Police chief says second school officer needed

New cop would be assigned to elementary, parochial schools, allowing current officer to focus on middle, high schools
Ozaukee Press staff

  The Grafton Police Department hopes to hire a second school resource officer to work in the village’s public elementary and parochial schools beginning this fall.

Police Chief Jeff Caponera told the Public Safety Committee last week that there’s a need for a second officer, which would allow the current school officer, Tony Alfonsi, to continue his work at the middle and high schools, where he spends most of his time.

“The love’s not quite being spread around the rest of the campus,” Caponera said.

Resource officers are sworn law enforcement officers assigned to the schools who are tasked not only with safety issues but also with fostering good relationships between police and students.

Caponera noted that Trustee James Miller asked to have a discussion about a second school resource officer, especially after the shooting in Uvalde, Texas, where a gunman killed 19 students and two teachers on May 24.

The new officer would be assigned to the Grafton School District’s elementary schools, as well as St. Joseph Catholic School, St. Paul Lutheran School and Our Savior Lutheran School, the chief said.

Typically, he said, there is one officer for every 1,000 students, but in the Grafton School District alone there are about 2,500 students.

Committee members estimated the parochial schools likely have more than 500 students.

Caponera said he applied for a COPS grant on June 17 to help fund the officer’s position for the next three years. 

The grant, he noted, would cover 75% of the officer’s salary. The village would pick up a portion of the remaining cost, as would the school district and parochial schools.
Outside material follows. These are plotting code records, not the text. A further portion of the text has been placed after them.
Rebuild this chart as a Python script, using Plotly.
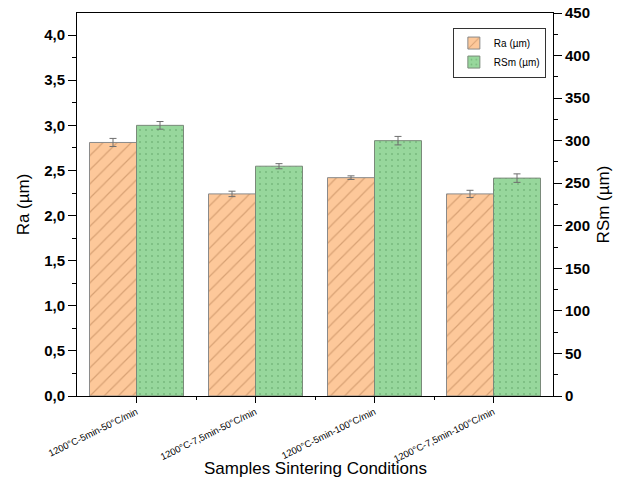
import plotly.graph_objects as go

# Sintering conditions (x categories)
conditions = [
    "1200°C-5min-50°C/min",
    "1200°C-7,5min-50°C/min",
    "1200°C-5min-100°C/min",
    "1200°C-7,5min-100°C/min",
]
# Mean roughness Ra (µm) and its standard deviation
ra_values = [2.81, 2.24, 2.42, 2.24]
ra_errors = [0.045, 0.03, 0.02, 0.04]
# Mean spacing RSm (µm) and its standard deviation
rsm_values = [318, 270, 300, 256]
rsm_errors = [4.5, 3, 5, 5]

x_pos = list(range(len(conditions)))
bar_w = 0.395

fig = go.Figure()

fig.add_trace(go.Bar(
    x=x_pos, y=ra_values, name="Ra (µm)",
    width=bar_w, offset=-bar_w,
    marker=dict(
        color="#FDC89A",
        line=dict(color="#8a8a8a", width=1),
        pattern=dict(shape="/", fgcolor="#B47A4E", size=10, solidity=0.12,
                     fillmode="overlay"),
    ),
    error_y=dict(type="data", array=ra_errors, color="#6e6e6e",
                 thickness=1, width=3.5),
    yaxis="y",
))

fig.add_trace(go.Bar(
    x=x_pos, y=rsm_values, name="RSm (µm)",
    width=bar_w, offset=0,
    marker=dict(
        color="#97D79C",
        line=dict(color="#7a8a7a", width=1),
        pattern=dict(shape=".", fgcolor="#5A9E60", size=6, solidity=0.1,
                     fillmode="overlay"),
    ),
    error_y=dict(type="data", array=rsm_errors, color="#6e6e6e",
                 thickness=1, width=3.5),
    yaxis="y2",
))

font_family = "Liberation Sans, Arial, sans-serif"

fig.update_layout(
    width=629, height=486,
    margin=dict(l=77, r=76, t=13, b=90),
    paper_bgcolor="white", plot_bgcolor="white",
    separators=", ",
    font=dict(family=font_family, color="black"),
    showlegend=True,
    legend=dict(
        x=0.985, y=0.962, xanchor="right", yanchor="top",
        bordercolor="#333333", borderwidth=1, bgcolor="white",
        font=dict(size=10, family=font_family),
        tracegroupgap=0, itemwidth=30,
    ),
    xaxis=dict(
        range=[-0.5, 3.5], automargin=False,
        tickmode="array", tickvals=x_pos, ticktext=conditions,
        tickangle=-26, tickfont=dict(size=9.5, family=font_family),
        ticks="outside", ticklen=6, tickcolor="black",
        minor=dict(tickmode="array", tickvals=[0.5, 1.5, 2.5],
                   ticks="outside", ticklen=3, tickcolor="black"),
        showline=True, linecolor="black", linewidth=1, mirror=True,
        showgrid=False, zeroline=False,
    ),
    yaxis=dict(
        range=[0, 4.245], dtick=0.5, tickformat=".1f", automargin=False,
        tickfont=dict(size=15, family=font_family, weight="bold"),
        ticks="outside", ticklen=8, tickcolor="black",
        minor=dict(dtick=0.25, ticks="outside", ticklen=4, tickcolor="black"),
        showline=True, linecolor="black", linewidth=1,
        showgrid=False, zeroline=False,
        title=dict(text="Ra (µm)", font=dict(size=17, family=font_family),
                   standoff=10),
    ),
    yaxis2=dict(
        range=[0, 450], dtick=50, overlaying="y", side="right",
        automargin=False,
        tickfont=dict(size=15, family=font_family, weight="bold"),
        ticks="outside", ticklen=8, tickcolor="black",
        minor=dict(dtick=25, ticks="outside", ticklen=4, tickcolor="black"),
        showline=True, linecolor="black", linewidth=1,
        showgrid=False, zeroline=False,
        title=dict(text="RSm (µm)", font=dict(size=17, family=font_family),
                   standoff=8),
    ),
    annotations=[dict(
        text="Samples Sintering Conditions",
        xref="paper", yref="paper", x=0.5, y=-0.19,
        xanchor="center", yanchor="middle", showarrow=False,
        font=dict(size=17, family=font_family),
    )],
)

fig.write_html("out.html")
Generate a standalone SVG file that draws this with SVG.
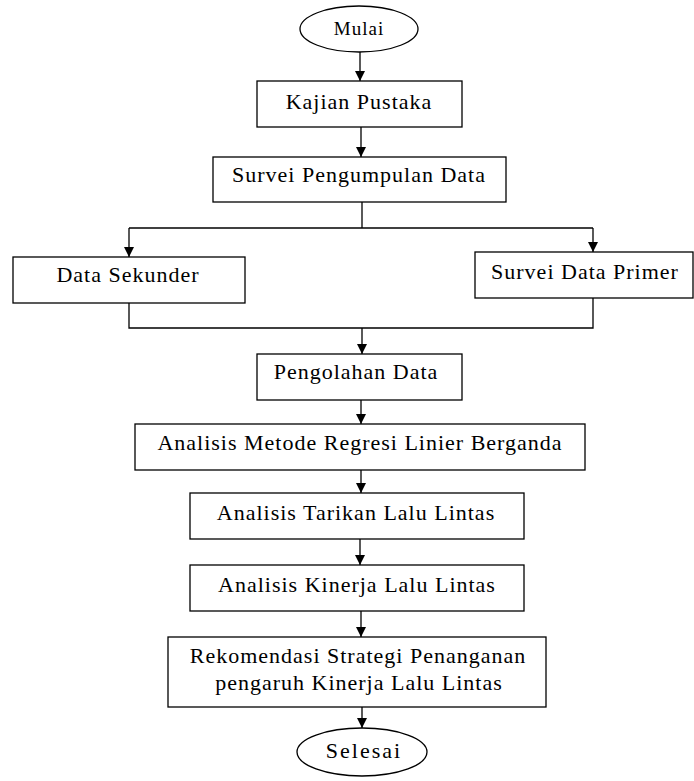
<svg xmlns="http://www.w3.org/2000/svg" width="694" height="781" viewBox="0 0 694 781">
<style>
.box{fill:#fff;stroke:#000;stroke-width:1.3}
.t{font-family:"Liberation Serif","Times New Roman",serif;font-size:22px;letter-spacing:1px;text-anchor:middle;fill:#000}
.c{fill:none;stroke:#000;stroke-width:1.3}
</style>
<defs>
<marker id="ah" viewBox="0 0 10 10" refX="10" refY="5" markerWidth="11" markerHeight="10" markerUnits="userSpaceOnUse" orient="auto">
<path d="M0,0 L10,5 L0,10 z" fill="#000"/>
</marker>
</defs>
<rect width="694" height="781" fill="#fff"/>
<g id="connectors">
<line class="c" x1="360" y1="52" x2="360" y2="81" marker-end="url(#ah)"/>
<line class="c" x1="361" y1="127" x2="361" y2="157" marker-end="url(#ah)"/>
<polyline class="c" points="362,202 362,228"/>
<polyline class="c" points="129,228 593,228"/>
<line class="c" x1="129" y1="228" x2="129" y2="257" marker-end="url(#ah)"/>
<line class="c" x1="593" y1="228" x2="593" y2="252" marker-end="url(#ah)"/>
<polyline class="c" points="129,303 129,328 593,328 593,298"/>
<line class="c" x1="362" y1="328" x2="362" y2="354" marker-end="url(#ah)"/>
<line class="c" x1="361" y1="400" x2="361" y2="424" marker-end="url(#ah)"/>
<line class="c" x1="361" y1="470" x2="361" y2="493" marker-end="url(#ah)"/>
<line class="c" x1="360" y1="539" x2="360" y2="565" marker-end="url(#ah)"/>
<line class="c" x1="361" y1="611" x2="361" y2="637" marker-end="url(#ah)"/>
<line class="c" x1="362" y1="707" x2="362" y2="728" marker-end="url(#ah)"/>
</g>
<g id="mulai">
<ellipse class="box" cx="359" cy="29" rx="59" ry="23"/>
<text class="t" x="359" y="35" style="font-size:19px">Mulai</text>
</g>
<g id="kajian">
<rect class="box" x="257" y="81" width="205" height="46"/>
<text class="t" x="359" y="109">Kajian Pustaka</text>
</g>
<g id="survei">
<rect class="box" x="213" y="157" width="293" height="45"/>
<text class="t" x="359" y="182">Survei Pengumpulan Data</text>
</g>
<g id="sekunder">
<rect class="box" x="13" y="257" width="232" height="46"/>
<text class="t" x="128" y="282">Data Sekunder</text>
</g>
<g id="primer">
<rect class="box" x="475" y="252" width="218" height="46"/>
<text class="t" x="585" y="279">Survei Data Primer</text>
</g>
<g id="pengolahan">
<rect class="box" x="257" y="354" width="205" height="46"/>
<text class="t" x="356" y="379">Pengolahan Data</text>
</g>
<g id="regresi">
<rect class="box" x="135" y="424" width="450" height="46"/>
<text class="t" x="360" y="450">Analisis Metode Regresi Linier Berganda</text>
</g>
<g id="tarikan">
<rect class="box" x="190" y="493" width="334" height="46"/>
<text class="t" x="356" y="520">Analisis Tarikan Lalu Lintas</text>
</g>
<g id="kinerja">
<rect class="box" x="190" y="565" width="334" height="46"/>
<text class="t" x="357" y="592">Analisis Kinerja Lalu Lintas</text>
</g>
<g id="rekomendasi">
<rect class="box" x="168" y="637" width="378" height="70"/>
<text class="t" x="358" y="663">Rekomendasi Strategi Penanganan</text>
<text class="t" x="359" y="690">pengaruh Kinerja Lalu Lintas</text>
</g>
<g id="selesai">
<ellipse class="box" cx="362" cy="752" rx="65" ry="24"/>
<text class="t" x="364" y="758" style="letter-spacing:2px">Selesai</text>
</g>
</svg>
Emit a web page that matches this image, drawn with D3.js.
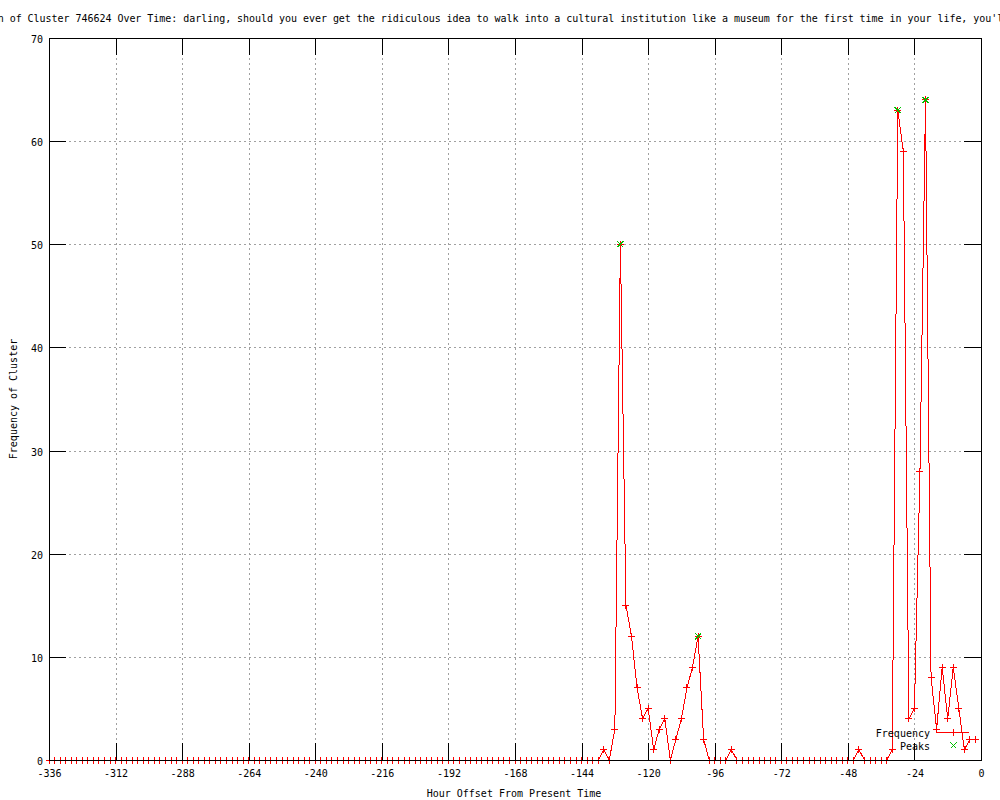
<!DOCTYPE html>
<html>
<head>
<meta charset="utf-8">
<script src="https://cdn.jsdelivr.net/npm/d3@7"></script>
<style>
body { margin: 0; background: #fff; }
svg { display: block; }
text { font-family: "DejaVu Sans Mono", monospace; font-size: 10px; fill: #000; }
.grid line { stroke: #a0a0a0; stroke-dasharray: 2,3; shape-rendering: crispEdges; }
.axis path, .axis line { stroke: #000; shape-rendering: crispEdges; }
</style>
</head>
<body>
<div id="chart"></div>
<script>
// hours before now, one sample every 2 hours
var hours = d3.range(-336, 0, 2);

// cluster frequency per sample (-336 ... -2)
var frequency = [
    0,0,0,0,0,0,0,0,0,0, 0,0,0,0,0,0,0,0,0,0,
    0,0,0,0,0,0,0,0,0,0, 0,0,0,0,0,0,0,0,0,0,
    0,0,0,0,0,0,0,0,0,0, 0,0,0,0,0,0,0,0,0,0,
    0,0,0,0,0,0,0,0,0,0, 0,0,0,0,0,0,0,0,0,0,
    0,0,0,0,0,0,0,0,0,0, 0,0,0,0,0,0,0,0,0,0,
    1,0,3,50,15,12,7,4,5,1, 3,4,0,2,4,7,9,12,2,0,
    0,0,0,1,
    0,0,0,0,0,0,0,0,0,0, 0,0,0,0,0,0,0,0,0,0, 0,0,
    1,0,0,0,0,0,
    1,63,59,4,5,28,64,8,3,9, 4,9,5,1,2,2
];

// detected peaks
var peakHours = [-130, -102, -30, -20];
var peakValues = [50, 12, 63, 64];

var xTicks = [-336, -312, -288, -264, -240, -216, -192, -168, -144, -120, -96, -72, -48, -24, 0];
var yTicks = [0, 10, 20, 30, 40, 50, 60, 70];

var titleText = "Frequency Distribution of Cluster 746624 Over Time: darling, should you ever get the ridiculous idea to walk into a cultural institution like a museum for the first time in your life, you'll";
var xLabel = "Hour Offset From Present Time";
var yLabel = "Frequency of Cluster";
var seriesNames = ["Frequency", "Peaks"];

function clusterChart(){
    var margin = {top: 38, right: 19, bottom: 40, left: 49};
    var width = 1000 - margin.left - margin.right;
    var height = 800 - margin.top - margin.bottom;

    var x = d3.scaleLinear().domain([-336, 0]).range([0, width]);
    var y = d3.scaleLinear().domain([0, 70]).range([height, 0]);

    var svg = d3.select("#chart")
        .append("svg")
        .attr("width", width + margin.left + margin.right)
        .attr("height", height + margin.top + margin.bottom);

    // title runs off both sides, like the original
    svg.append("text")
        .attr("x", -128)
        .attr("y", 22)
        .style("letter-spacing", "-0.035px")
        .text(titleText);

    var g = svg.append("g")
        .attr("transform", "translate(" + margin.left + "," + margin.top + ")");

    // dashed grid
    var grid = g.append("g").attr("class", "grid");
    grid.selectAll(".gx")
        .data(xTicks)
        .enter().append("line")
        .attr("x1", function(d) { return Math.round(x(d)) + 0.5; })
        .attr("x2", function(d) { return Math.round(x(d)) + 0.5; })
        .attr("y1", 0)
        .attr("y2", height);
    grid.selectAll(".gy")
        .data(yTicks)
        .enter().append("line")
        .attr("x1", 0)
        .attr("x2", width)
        .attr("y1", function(d) { return Math.round(y(d)) + 0.5; })
        .attr("y2", function(d) { return Math.round(y(d)) + 0.5; });

    var points = hours.map(function(h, i) { return {h: h, v: frequency[i]}; });
    var peaks = peakHours.map(function(h, i) { return {h: h, v: peakValues[i]}; });

    var line = d3.line()
        .x(function(d) { return x(d.h); })
        .y(function(d) { return y(d.v); });

    g.append("path")
        .datum(points)
        .attr("d", line)
        .attr("fill", "none")
        .attr("stroke", "#ff0000")
        .attr("stroke-width", 1)
        .attr("shape-rendering", "crispEdges");

    var plus = "M-3.5,0H3.5M0,-3.5V3.5";
    var cross = "M-3,-3L3,3M-3,3L3,-3";

    g.selectAll(".pt")
        .data(points)
        .enter().append("path")
        .attr("class", "pt")
        .attr("transform", function(d) { return "translate(" + x(d.h) + "," + y(d.v) + ")"; })
        .attr("d", plus)
        .attr("stroke", "#ff0000")
        .attr("fill", "none")
        .attr("shape-rendering", "crispEdges");

    g.selectAll(".peak")
        .data(peaks)
        .enter().append("path")
        .attr("class", "peak")
        .attr("transform", function(d) { return "translate(" + x(d.h) + "," + y(d.v) + ")"; })
        .attr("d", cross)
        .attr("stroke", "#00c000")
        .attr("fill", "none")
        .attr("shape-rendering", "crispEdges");

    // axes on all four sides, ticks pointing inwards
    g.append("g")
        .attr("class", "axis")
        .attr("transform", "translate(0," + height + ")")
        .call(d3.axisBottom(x).tickValues(xTicks).tickSize(-17).tickPadding(10)
            .tickFormat(function(d) { return String(d); }))
        .selectAll("text").style("font-family", "DejaVu Sans Mono").style("font-size", "10px");

    g.append("g")
        .attr("class", "axis")
        .call(d3.axisTop(x).tickValues(xTicks).tickSize(-17).tickFormat(""));

    g.append("g")
        .attr("class", "axis")
        .call(d3.axisLeft(y).tickValues(yTicks).tickSize(-17).tickPadding(6)
            .tickFormat(function(d) { return String(d); }))
        .selectAll("text").attr("dy", "0.45em")
        .style("font-family", "DejaVu Sans Mono").style("font-size", "10px");

    g.append("g")
        .attr("class", "axis")
        .attr("transform", "translate(" + width + ",0)")
        .call(d3.axisRight(y).tickValues(yTicks).tickSize(-17).tickFormat(""));

    // axis titles
    svg.append("text")
        .attr("x", 514)
        .attr("y", 796.5)
        .attr("text-anchor", "middle")
        .text(xLabel);

    svg.append("text")
        .attr("transform", "translate(17,399) rotate(-90)")
        .attr("text-anchor", "middle")
        .text(yLabel);

    // key, bottom right
    var key = svg.append("g");
    key.append("text").attr("x", 930).attr("y", 737).attr("text-anchor", "end").text(seriesNames[0]);
    key.append("text").attr("x", 930).attr("y", 750).attr("text-anchor", "end").text(seriesNames[1]);
    key.append("line")
        .attr("x1", 937).attr("x2", 969).attr("y1", 732.5).attr("y2", 732.5)
        .attr("stroke", "#ff0000").attr("shape-rendering", "crispEdges");
    key.append("path")
        .attr("transform", "translate(953.5,732.5)")
        .attr("d", plus).attr("stroke", "#ff0000").attr("fill", "none")
        .attr("shape-rendering", "crispEdges");
    key.append("path")
        .attr("transform", "translate(953.5,745.5)")
        .attr("d", cross).attr("stroke", "#00c000").attr("fill", "none")
        .attr("shape-rendering", "crispEdges");
}

clusterChart();
</script>
</body>
</html>
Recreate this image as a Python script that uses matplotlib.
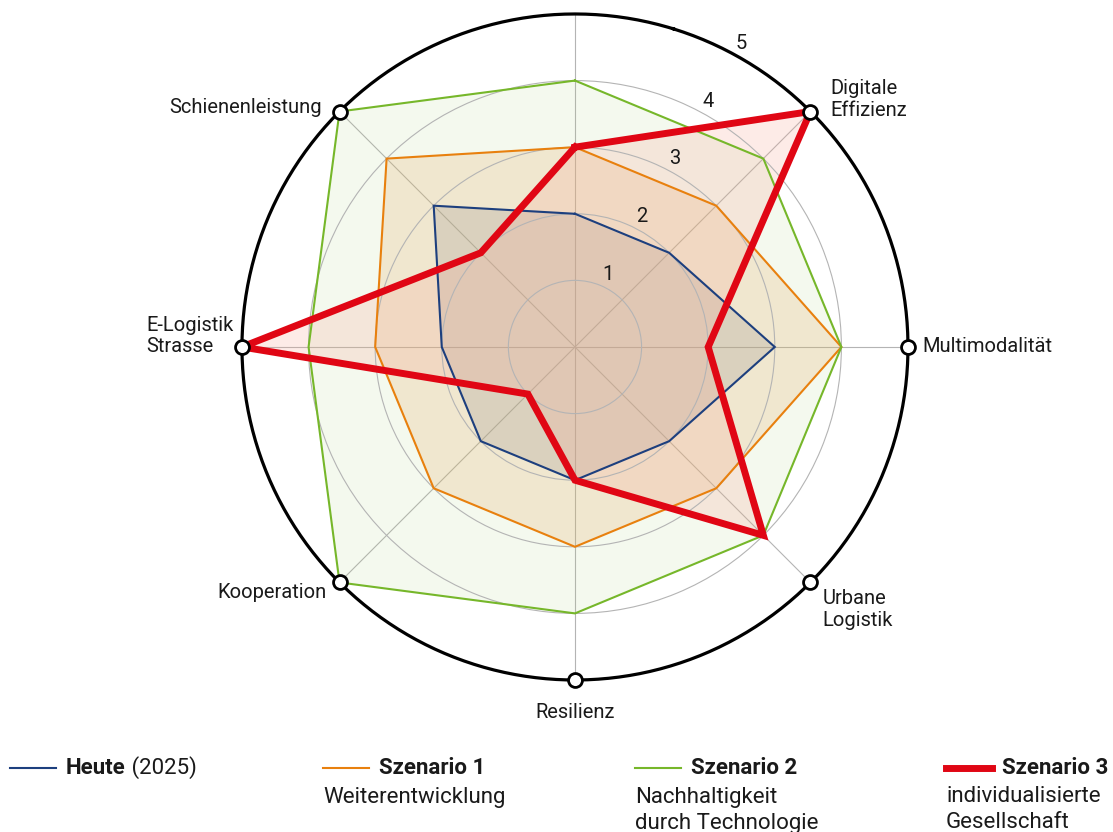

The officer would be hired by the village, and the grant requires the village to maintain the position for 12 months beyond the grant period, Caponera said.

Committee Chairman Lisa Harbeck asked how the position would be funded following that time frame.

A cost-sharing agreement would have to be reached with the public and private schools, Caponera said, adding St. Joseph and St. Paul schools have indicated a willingness to share the cost.

But, he added, it won’t be possible to hire the second officer without the COPS grant.

“Jesse (Thyes, the village administrator) and Paul (Styduhar, the finance director) said it’s not going to be an issue if we don’t get a grant,” Caponera said, adding he expects to find out if they receive the grant in August or September.

The school officer is assigned to the schools full-time and is expected to be in the schools every day. They also attend numerous extracurricular activities.

“They’re there as long as the students are there,” Caponera said.

Harbeck asked if the officer then joins the ranks of the other patrol officers during the summer.

He does, Caponera said, but he noted that time is limited because the resource officer receives training in the summer and also takes the comp time he’s accrued during the school year then.

A final proposal for a school officer will be submitted for approval later this year, Caponera said.